In those stories, Schneider debunks an often-repeated myth: That asbestos is banned in the United States. In 1991, a federal appeals court threw out EPA's effort to ban the material.
And in the book, Schneider and McCumber detail how the Bush White House thwarted EPA's efforts to warn the public about dangerous asbestos insulation in millions of American homes.
The book isn't all good news for trial lawyers. It has harsh words for the litigation factories that many large law firms that represent asbestos victims have become.
During a visit to a union hall in St.
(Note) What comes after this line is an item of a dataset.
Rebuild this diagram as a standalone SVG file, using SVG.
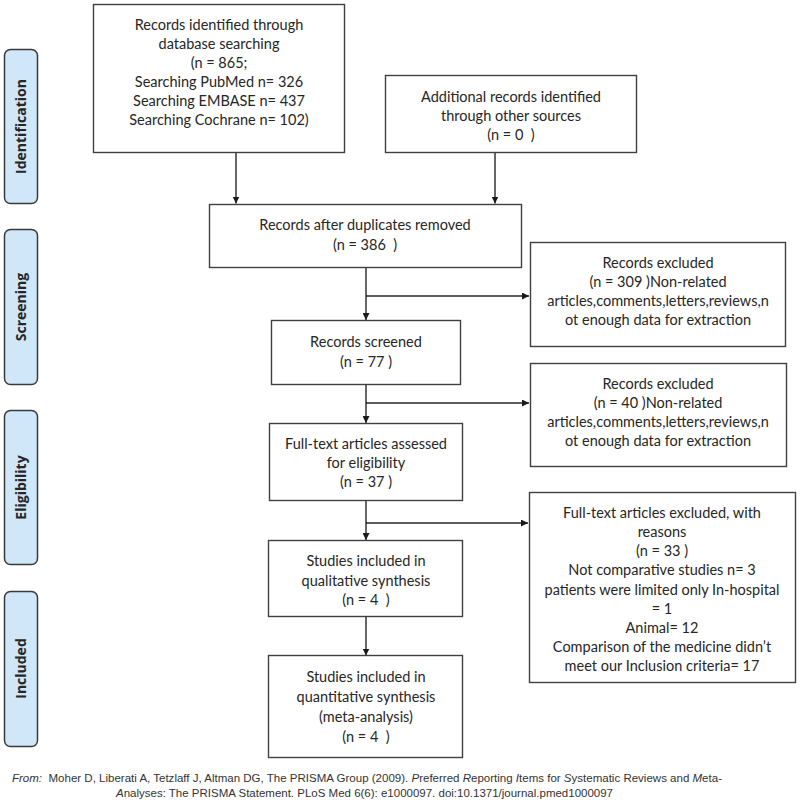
<svg xmlns="http://www.w3.org/2000/svg" width="800" height="806" viewBox="0 0 800 806">
<style>
  .box { fill: #ffffff; stroke: #404040; stroke-width: 1.4; }
  .side { fill: #cfe7f8; stroke: #3a3a3a; stroke-width: 1.5; }
  .t { font-family: Lato, "Open Sans", "Liberation Sans", sans-serif; font-size: 14.5px; fill: #262626; text-anchor: middle; white-space: pre; }
  .st { font-family: "Open Sans", Lato, "Liberation Sans", sans-serif; font-size: 14px; font-weight: bold; fill: #262626; text-anchor: middle; }
  .ln { fill: none; stroke: #262626; stroke-width: 1.4; }
  .ft { font-family: "Liberation Sans", Arial, sans-serif; font-size: 11px; fill: #333333; white-space: pre; }
  .it { font-style: italic; }
</style>
<defs>
  <marker id="ah" viewBox="0 0 10 10" refX="10" refY="5" markerWidth="7" markerHeight="7" markerUnits="userSpaceOnUse" orient="auto">
    <path d="M0,0 L10,5 L0,10 z" fill="#1a1a1a"/>
  </marker>
</defs>
<rect width="800" height="806" fill="#ffffff"/>

<g id="side-identification">
  <rect class="side" x="4.5" y="49.5" width="33" height="154" rx="6"/>
  <text class="st" transform="translate(26,126.5) rotate(-90)">Identification</text>
</g>
<g id="side-screening">
  <rect class="side" x="4.5" y="229.5" width="33" height="155" rx="6"/>
  <text class="st" transform="translate(26,307) rotate(-90)">Screening</text>
</g>
<g id="side-eligibility">
  <rect class="side" x="4.5" y="410.5" width="33" height="154" rx="6"/>
  <text class="st" transform="translate(26,487.5) rotate(-90)">Eligibility</text>
</g>
<g id="side-included">
  <rect class="side" x="4.5" y="591.5" width="33" height="155" rx="6"/>
  <text class="st" transform="translate(26,668.5) rotate(-90)">Included</text>
</g>

<g id="connectors">
  <line class="ln" x1="236" y1="153" x2="236" y2="203.5" marker-end="url(#ah)"/>
  <line class="ln" x1="495" y1="153" x2="495" y2="203.5" marker-end="url(#ah)"/>
  <line class="ln" x1="366" y1="268" x2="366" y2="320" marker-end="url(#ah)"/>
  <line class="ln" x1="366" y1="296" x2="529" y2="296" marker-end="url(#ah)"/>
  <line class="ln" x1="366" y1="385" x2="366" y2="423" marker-end="url(#ah)"/>
  <line class="ln" x1="366" y1="403" x2="529" y2="403" marker-end="url(#ah)"/>
  <line class="ln" x1="366" y1="501" x2="366" y2="540" marker-end="url(#ah)"/>
  <line class="ln" x1="366" y1="523" x2="528" y2="523" marker-end="url(#ah)"/>
  <line class="ln" x1="366" y1="617" x2="366" y2="655.5" marker-end="url(#ah)"/>
</g>

<g id="records-identified">
  <rect class="box" x="93.5" y="4.5" width="251" height="148"/>
  <text class="t" x="219" y="30">Records identified through</text>
  <text class="t" x="219" y="49">database searching</text>
  <text class="t" x="219" y="68">(n = 865;</text>
  <text class="t" x="219" y="87">Searching PubMed n= 326</text>
  <text class="t" x="219" y="106">Searching EMBASE n= 437</text>
  <text class="t" x="219" y="125">Searching Cochrane n= 102)</text>
</g>

<g id="additional-records">
  <rect class="box" x="385.5" y="75.5" width="251" height="77"/>
  <text class="t" x="511" y="102">Additional records identified</text>
  <text class="t" x="511" y="121">through other sources</text>
  <text class="t" x="511" y="140">(n = 0  )</text>
</g>

<g id="after-duplicates">
  <rect class="box" x="209.5" y="204.5" width="312" height="63"/>
  <text class="t" x="365" y="230">Records after duplicates removed</text>
  <text class="t" x="365" y="250">(n = 386  )</text>
</g>

<g id="excluded-1">
  <rect class="box" x="530.5" y="242.5" width="255" height="104"/>
  <text class="t" x="658" y="268">Records excluded</text>
  <text class="t" x="658" y="287">(n = 309 )Non-related</text>
  <text class="t" x="658" y="306">articles,comments,letters,reviews,n</text>
  <text class="t" x="658" y="325">ot enough data for extraction</text>
</g>

<g id="records-screened">
  <rect class="box" x="271.5" y="320.5" width="189" height="64"/>
  <text class="t" x="366" y="347">Records screened</text>
  <text class="t" x="366" y="367">(n = 77 )</text>
</g>

<g id="excluded-2">
  <rect class="box" x="530.5" y="363.5" width="256" height="103"/>
  <text class="t" x="658" y="389">Records excluded</text>
  <text class="t" x="658" y="408">(n = 40 )Non-related</text>
  <text class="t" x="658" y="427">articles,comments,letters,reviews,n</text>
  <text class="t" x="658" y="446">ot enough data for extraction</text>
</g>

<g id="full-text-assessed">
  <rect class="box" x="269.5" y="423.5" width="193" height="77"/>
  <text class="t" x="366" y="449">Full-text articles assessed</text>
  <text class="t" x="366" y="468">for eligibility</text>
  <text class="t" x="366" y="487">(n = 37 )</text>
</g>

<g id="full-text-excluded">
  <rect class="box" x="529.5" y="492.5" width="266" height="190"/>
  <text class="t" x="662" y="518">Full-text articles excluded, with</text>
  <text class="t" x="662" y="537">reasons</text>
  <text class="t" x="662" y="556">(n = 33 )</text>
  <text class="t" x="662" y="575">Not comparative studies n= 3</text>
  <text class="t" x="662" y="595">patients were limited only In-hospital</text>
  <text class="t" x="662" y="614">= 1</text>
  <text class="t" x="662" y="633">Animal= 12</text>
  <text class="t" x="662" y="652">Comparison of the medicine didn’t</text>
  <text class="t" x="662" y="671">meet our Inclusion criteria= 17</text>
</g>

<g id="qualitative">
  <rect class="box" x="268.5" y="540.5" width="194" height="76"/>
  <text class="t" x="366" y="566">Studies included in</text>
  <text class="t" x="366" y="586">qualitative synthesis</text>
  <text class="t" x="366" y="605">(n = 4  )</text>
</g>

<g id="quantitative">
  <rect class="box" x="268.5" y="655.5" width="194" height="102"/>
  <text class="t" x="366" y="682">Studies included in</text>
  <text class="t" x="366" y="702">quantitative synthesis</text>
  <text class="t" x="366" y="722">(meta-analysis)</text>
  <text class="t" x="366" y="742">(n = 4  )</text>
</g>

<g id="footer">
  <text class="ft" x="12" y="782" textLength="710" lengthAdjust="spacingAndGlyphs"><tspan class="it">From:</tspan>  Moher D, Liberati A, Tetzlaff J, Altman DG, The PRISMA Group (2009). <tspan class="it">P</tspan>referred <tspan class="it">R</tspan>eporting <tspan class="it">I</tspan>tems for <tspan class="it">S</tspan>ystematic Reviews and <tspan class="it">M</tspan>eta-</text>
  <text class="ft" x="116" y="797" textLength="497" lengthAdjust="spacingAndGlyphs"><tspan class="it">A</tspan>nalyses: The PRISMA Statement. PLoS Med 6(6): e1000097. doi:10.1371/journal.pmed1000097</text>
</g>
</svg>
Louis, Schneider sees how lawyers do quick X-rays and look for workers whose job "might have put them, at any time, anywhere near asbestos in furnaces, boilers, pipes, or production lines or in any operations where asbestos was being stored, used or removed."
But not all lawyers use such tactics, Schneider and McCumber say.
"But these aren't the lawyers clogging the courts across the country with tens of thousands of suits filed on behalf of clients who feel fine, who have no symptoms of illness and may never become ill," they write.
"Frail old men hooked to oxygen, awaiting death in small communities around the Vanderbilt talc mines in New York and near the taconite mines along the Iron Range in Minnesota and Michigan, are the losers in the litigation sweepstakes," they continue. "And, in 20 years, so may be the emergency workers from the World Trade Center attack, and those who lived and worked in lower Manhattan, and an unknown number of people exposed to the deadly fibers from the tainted Zonolite insulation in their attics."
In the late 1980s, Schneider won two Pulitzer Prizes at the old Pittsburgh Press for his reporting on failures in the U.S. organ transplant system and inadequacies in the Federal Aviation Administration's medical screening of pilots.
His reporting on asbestos for two different papers is exactly what investigative reporting - and newspaper publishing - should be all about.
With "An Air That Kills," Schneider and McCumber have written a worthy successor to Paul Brodeur's classic 1985 work, "Outrageous Misconduct: The Asbestos Industry on Trial."